With the hectic pace of modern family life, the weekends are often the only time I get a chance to take my vehicle in for routine maintenance. When your dealership service department isn't open, it's all too easy to go somewhere else for that oil change. The danger for dealerships is that its customers might keep on going elsewhere when they have bigger repair jobs, too.
Anything dealerships can do to keep profitable customer-paid work in-house will be worth it. A long-term decline in warranty revenue and the shrinking number of vehicles in service means customer-paid work is more important than ever to the bottom line. Strong service revenue shored up many a dealership during the sales crash of the last couple of years.
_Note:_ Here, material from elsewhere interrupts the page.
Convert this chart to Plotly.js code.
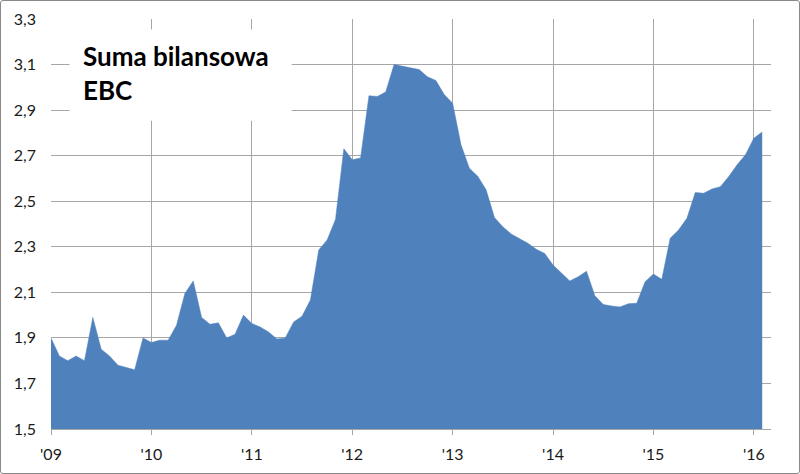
<!DOCTYPE html>
<html>
<head>
<meta charset="utf-8">
<script src="https://cdn.plot.ly/plotly-3.0.1.min.js"></script>
<style>
  html, body { margin: 0; padding: 0; background: #fff; }
  #wrap { position: absolute; left: 0; top: 0; width: 800px; height: 474px; box-sizing: border-box; border: 1px solid #8a8a8a; border-radius: 3px; overflow: hidden; }
  #chart { position: absolute; left: -1px; top: -1px; width: 800px; height: 474px; }
</style>
</head>
<body>
<div id="wrap"><div id="chart"></div></div>
<script>
// Monthly ECB balance sheet total (trillion EUR), Jan 2009 – Feb 2016
const months = [];
const balance = [
  1.90, 1.82, 1.80, 1.82, 1.80, 1.99, 1.85, 1.82, 1.78, 1.77, 1.76, 1.90,
  1.88, 1.89, 1.89, 1.955, 2.095, 2.15, 1.99, 1.96, 1.966, 1.90, 1.916, 2.00,
  1.963, 1.948, 1.926, 1.895, 1.90, 1.97, 1.995, 2.066, 2.286, 2.33, 2.42, 2.73,
  2.682, 2.69, 2.963, 2.96, 2.98, 3.10, 3.093, 3.085, 3.078, 3.046, 3.03, 2.968,
  2.93, 2.748, 2.645, 2.61, 2.55, 2.428, 2.388, 2.356, 2.337, 2.315, 2.289, 2.271,
  2.22, 2.183, 2.15, 2.168, 2.193, 2.085, 2.047, 2.04, 2.036, 2.05, 2.052, 2.146,
  2.18, 2.157, 2.337, 2.374, 2.425, 2.538, 2.535, 2.554, 2.564, 2.608, 2.66, 2.704,
  2.777, 2.804
];
for (let i = 0; i < balance.length; i++) months.push(i);

const yearTickVals = [0, 12, 24, 36, 48, 60, 72, 84];
const yearTickText = ["'09", "'10", "'11", "'12", "'13", "'14", "'15", "'16"];
const yTickVals = [1.5, 1.7, 1.9, 2.1, 2.3, 2.5, 2.7, 2.9, 3.1, 3.3];
const yTickText = ["1,5", "1,7", "1,9", "2,1", "2,3", "2,5", "2,7", "2,9", "3,1", "3,3"];
const titleText = "Suma bilansowa<br>EBC";

const gridColor = '#a6a6a6';
const fillColor = '#4F81BD';

const trace = {
  x: months,
  y: balance,
  type: 'scatter',
  mode: 'lines',
  fill: 'tozeroy',
  fillcolor: fillColor,
  line: { color: fillColor, width: 0.5 },
  hoverinfo: 'skip'
};

const layout = {
  width: 800,
  height: 474,
  margin: { l: 51, r: 29, t: 19, b: 45 },
  paper_bgcolor: 'rgba(0,0,0,0)',
  plot_bgcolor: '#ffffff',
  showlegend: false,
  font: { family: 'Lato, "Liberation Sans", sans-serif', size: 16, color: '#1a1a1a' },
  xaxis: {
    range: [0, 86.05],
    tickmode: 'array',
    tickvals: yearTickVals,
    ticktext: yearTickText,
    showgrid: true,
    gridcolor: gridColor,
    gridwidth: 1,
    zeroline: false,
    showline: true,
    linecolor: gridColor,
    linewidth: 1,
    ticks: 'outside',
    ticklen: 5,
    tickcolor: gridColor,
    ticklabelstandoff: 6,
    tickfont: { family: 'Lato, "Liberation Sans", sans-serif', size: 16, color: '#1a1a1a' },
    fixedrange: true
  },
  yaxis: {
    range: [1.5, 3.3],
    tickmode: 'array',
    tickvals: yTickVals,
    ticktext: yTickText,
    showgrid: true,
    gridcolor: gridColor,
    gridwidth: 1,
    zeroline: false,
    showline: false,
    ticks: '',
    ticklabelstandoff: 14,
    tickfont: { family: 'Lato, "Liberation Sans", sans-serif', size: 16, color: '#1a1a1a' },
    fixedrange: true
  },
  shapes: [
    {
      type: 'rect', xref: 'paper', yref: 'paper', layer: 'above',
      x0: (70 - 51.5) / 719.5, x1: (292 - 51.5) / 719.5,
      y0: (428.5 - 121) / 409, y1: (428.5 - 30) / 409,
      fillcolor: '#ffffff', line: { width: 0 }
    }
  ],
  annotations: [
    {
      xref: 'paper', yref: 'paper',
      x: (81 - 51.5) / 719.5, y: (428.5 - 38) / 409,
      xanchor: 'left', yanchor: 'top',
      align: 'left',
      showarrow: false,
      text: '<b>' + titleText.replace('<br>', '</b><br><b>') + '</b>',
      font: { family: 'Lato, "Liberation Sans", sans-serif', size: 26, color: '#000000' }
    }
  ]
};

Plotly.newPlot('chart', [trace], layout, { displayModeBar: false, staticPlot: true });
</script>
</body>
</html>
That said, I am certainly sympathetic to the pressure that expanded hours put on service department employees. Dealers must manage staffing needs carefully.
So far this year, Chrysler has seen the percentage of dealership service departments open on Saturday jump from 60 percent to 69 percent, my colleague Brad Wernle reported recently.
And with the Sunday ambitions, Chrysler will keep pushing. Mopar's Gorlier told Wernle he had even spotted quick lube shops open on Thanksgiving, and called it his nightmare. Seeing competitors open and knowing he can't match the service is “making me sick,” he said.
I see his point -- but it may be smarter business to give your employees a break on the biggest holidays.